> [Set exercise] Extract the lines from the start through the line that holds "0.002, 0.001, 0, 0];", both included, omitting all images.
## start Data shown
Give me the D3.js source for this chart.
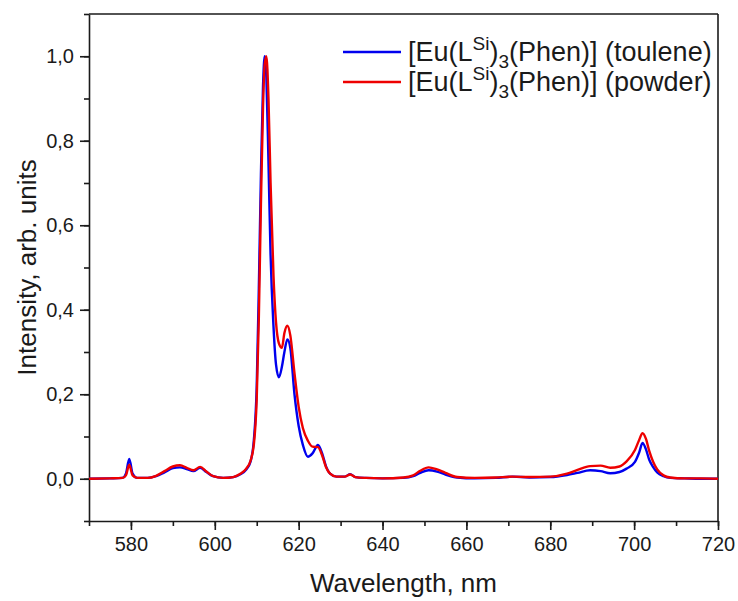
<!DOCTYPE html>
<html>
<head>
<meta charset="utf-8">
<script src="https://cdn.jsdelivr.net/npm/d3@7"></script>
<style>
  body { margin: 0; background: #fff; }
  text { font-family: "Liberation Sans", Arial, sans-serif; fill: #1a1a1a; }
</style>
</head>
<body>
<svg id="chart" width="738" height="601"></svg>
<script>
// wavelength grid (nm), shared by both spectra
var wavelength = [570, 575, 578, 578.8, 579.6, 580.4, 581.5, 584, 586, 588, 590, 591.7, 593.3, 594.9, 596.5, 598, 599.6, 602, 604.4, 606,
  607.5, 608.5, 609.3, 610, 610.5, 611, 611.5, 611.9, 612.3, 612.8, 613.3, 614, 614.6, 615.3, 616, 616.6, 617.3, 618, 619, 620,
  621, 622.2, 623.3, 624.6, 625.6, 626.5, 627.5, 629, 631, 632.3, 633.5, 636, 640, 645, 647.3, 649, 651, 653, 655, 657.8,
  662, 667, 671, 675, 680, 684, 686.5, 689.5, 692, 694.3, 696.5, 698.2, 700.2, 701.2, 702, 702.8, 703.6, 704.5, 705.5, 707,
  708.6, 712, 716, 720];

var toluene = [0, 0.001, 0.002, 0.012, 0.047, 0.012, 0.002, 0.002, 0.006, 0.015, 0.025, 0.027, 0.023, 0.018, 0.026, 0.016, 0.006, 0.002, 0.004, 0.01,
  0.022, 0.04, 0.09, 0.22, 0.45, 0.72, 0.93, 1.0, 0.95, 0.75, 0.53, 0.36, 0.27, 0.24, 0.265, 0.3, 0.33, 0.31, 0.2, 0.125,
  0.08, 0.052, 0.06, 0.08, 0.06, 0.03, 0.012, 0.005, 0.005, 0.011, 0.004, 0.002, 0.001, 0.002, 0.006, 0.014, 0.02, 0.017, 0.01, 0.003,
  0.001, 0.002, 0.005, 0.003, 0.004, 0.009, 0.014, 0.02, 0.018, 0.013, 0.016, 0.024, 0.04, 0.062, 0.085, 0.07, 0.045, 0.028, 0.015, 0.006,
  0.002, 0.001, 0, 0];

var powder = [0, 0.001, 0.002, 0.008, 0.033, 0.008, 0.002, 0.002, 0.007, 0.018, 0.029, 0.032, 0.026, 0.02, 0.028, 0.017, 0.006, 0.002, 0.004, 0.011,
  0.024, 0.042, 0.08, 0.19, 0.38, 0.65, 0.88, 0.98, 1.0, 0.9, 0.7, 0.48, 0.37, 0.32, 0.31, 0.345, 0.362, 0.34, 0.25, 0.17,
  0.12, 0.09, 0.076, 0.075, 0.055, 0.028, 0.012, 0.005, 0.005, 0.01, 0.004, 0.002, 0.001, 0.003, 0.008, 0.019, 0.027, 0.022, 0.014, 0.004,
  0.002, 0.003, 0.005, 0.004, 0.005, 0.012, 0.021, 0.03, 0.031, 0.026, 0.029, 0.041, 0.068, 0.092, 0.108, 0.095, 0.066, 0.041, 0.022, 0.008,
  0.003, 0.001, 0.001, 0];

var xTicks = [580, 600, 620, 640, 660, 680, 700, 720];
var yTicks = [0, 0.2, 0.4, 0.6, 0.8, 1.0];

var width = 738, height = 601;
var margin = {top: 14, right: 20, bottom: 80, left: 89};

var svg = d3.select("#chart");

var x = d3.scaleLinear().domain([570, 720]).range([margin.left, width - margin.right]);
var y = d3.scaleLinear().domain([-0.1, 1.1]).range([height - margin.bottom, margin.top]);

var comma = function (d) { return d3.format(".1f")(d).replace(".", ","); };

// minor ticks first, then major axes on top
svg.append("g")
  .attr("transform", "translate(0," + (height - margin.bottom) + ")")
  .call(d3.axisBottom(x).tickValues(d3.range(570, 721, 10)).tickSize(5).tickFormat(""))
  .call(function (g) { g.select(".domain").remove(); });

svg.append("g")
  .attr("transform", "translate(" + margin.left + ",0)")
  .call(d3.axisLeft(y).tickValues(d3.range(-0.1, 1.11, 0.1)).tickSize(5).tickFormat(""))
  .call(function (g) { g.select(".domain").remove(); });

var xAxis = svg.append("g")
  .attr("transform", "translate(0," + (height - margin.bottom) + ")")
  .call(d3.axisBottom(x).tickValues(xTicks).tickSize(9).tickPadding(7).tickSizeOuter(0));
xAxis.selectAll("text").attr("font-size", 20);

var yAxis = svg.append("g")
  .attr("transform", "translate(" + margin.left + ",0)")
  .call(d3.axisLeft(y).tickValues(yTicks).tickSize(9).tickPadding(6).tickSizeOuter(0).tickFormat(comma));
yAxis.selectAll("text").attr("font-size", 20);

svg.selectAll(".domain, .tick line").attr("stroke", "#1a1a1a").attr("stroke-width", 1.6);

// box: top and right edges
svg.append("line")
  .attr("x1", margin.left).attr("x2", width - margin.right)
  .attr("y1", margin.top).attr("y2", margin.top)
  .attr("stroke", "#1a1a1a").attr("stroke-width", 1.6);
svg.append("line")
  .attr("x1", width - margin.right).attr("x2", width - margin.right)
  .attr("y1", margin.top).attr("y2", height - margin.bottom)
  .attr("stroke", "#1a1a1a").attr("stroke-width", 1.6);

var line = function (vals) {
  return d3.line()
    .x(function (d, i) { return x(wavelength[i]); })
    .y(function (d) { return y(d); })
    .curve(d3.curveMonotoneX)(vals);
};

svg.append("path").attr("d", line(toluene))
  .attr("fill", "none").attr("stroke", "#0000ee").attr("stroke-width", 2.4);
svg.append("path").attr("d", line(powder))
  .attr("fill", "none").attr("stroke", "#ee0000").attr("stroke-width", 2.4);

// axis titles
svg.append("text")
  .attr("x", (margin.left + width - margin.right) / 2)
  .attr("y", 592)
  .attr("text-anchor", "middle")
  .attr("font-size", 26)
  .text("Wavelength, nm");

svg.append("text")
  .attr("transform", "translate(36," + ((margin.top + height - margin.bottom) / 2) + ") rotate(-90)")
  .attr("text-anchor", "middle")
  .attr("font-size", 26)
  .text("Intensity, arb. units");

// legend
var legend = [
  {label: "toulene", color: "#0000ee", yy: 52},
  {label: "powder", color: "#ee0000", yy: 82}
];

legend.forEach(function (d) {
  svg.append("line")
    .attr("x1", 343).attr("x2", 401)
    .attr("y1", d.yy).attr("y2", d.yy)
    .attr("stroke", d.color).attr("stroke-width", 2.4);
  var t = svg.append("text")
    .attr("x", 408).attr("y", d.yy + 9)
    .attr("font-size", 27);
  t.append("tspan").text("[Eu(L");
  t.append("tspan").attr("font-size", 19).attr("dy", -11).text("Si");
  t.append("tspan").attr("dy", 11).text(")");
  t.append("tspan").attr("font-size", 19).attr("dy", 7).text("3");
  t.append("tspan").attr("dy", -7).text("(Phen)] (" + d.label + ")");
});
</script>
</body>
</html>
## end Data shown
> [The completed task]
Give me the D3.js source for this chart.
<!DOCTYPE html>
<html>
<head>
<meta charset="utf-8">
<script src="https://cdn.jsdelivr.net/npm/d3@7"></script>
<style>
  body { margin: 0; background: #fff; }
  text { font-family: "Liberation Sans", Arial, sans-serif; fill: #1a1a1a; }
</style>
</head>
<body>
<svg id="chart" width="738" height="601"></svg>
<script>
// wavelength grid (nm), shared by both spectra
var wavelength = [570, 575, 578, 578.8, 579.6, 580.4, 581.5, 584, 586, 588, 590, 591.7, 593.3, 594.9, 596.5, 598, 599.6, 602, 604.4, 606,
  607.5, 608.5, 609.3, 610, 610.5, 611, 611.5, 611.9, 612.3, 612.8, 613.3, 614, 614.6, 615.3, 616, 616.6, 617.3, 618, 619, 620,
  621, 622.2, 623.3, 624.6, 625.6, 626.5, 627.5, 629, 631, 632.3, 633.5, 636, 640, 645, 647.3, 649, 651, 653, 655, 657.8,
  662, 667, 671, 675, 680, 684, 686.5, 689.5, 692, 694.3, 696.5, 698.2, 700.2, 701.2, 702, 702.8, 703.6, 704.5, 705.5, 707,
  708.6, 712, 716, 720];

var toluene = [0, 0.001, 0.002, 0.012, 0.047, 0.012, 0.002, 0.002, 0.006, 0.015, 0.025, 0.027, 0.023, 0.018, 0.026, 0.016, 0.006, 0.002, 0.004, 0.01,
  0.022, 0.04, 0.09, 0.22, 0.45, 0.72, 0.93, 1.0, 0.95, 0.75, 0.53, 0.36, 0.27, 0.24, 0.265, 0.3, 0.33, 0.31, 0.2, 0.125,
  0.08, 0.052, 0.06, 0.08, 0.06, 0.03, 0.012, 0.005, 0.005, 0.011, 0.004, 0.002, 0.001, 0.002, 0.006, 0.014, 0.02, 0.017, 0.01, 0.003,
  0.001, 0.002, 0.005, 0.003, 0.004, 0.009, 0.014, 0.02, 0.018, 0.013, 0.016, 0.024, 0.04, 0.062, 0.085, 0.07, 0.045, 0.028, 0.015, 0.006,
  0.002, 0.001, 0, 0];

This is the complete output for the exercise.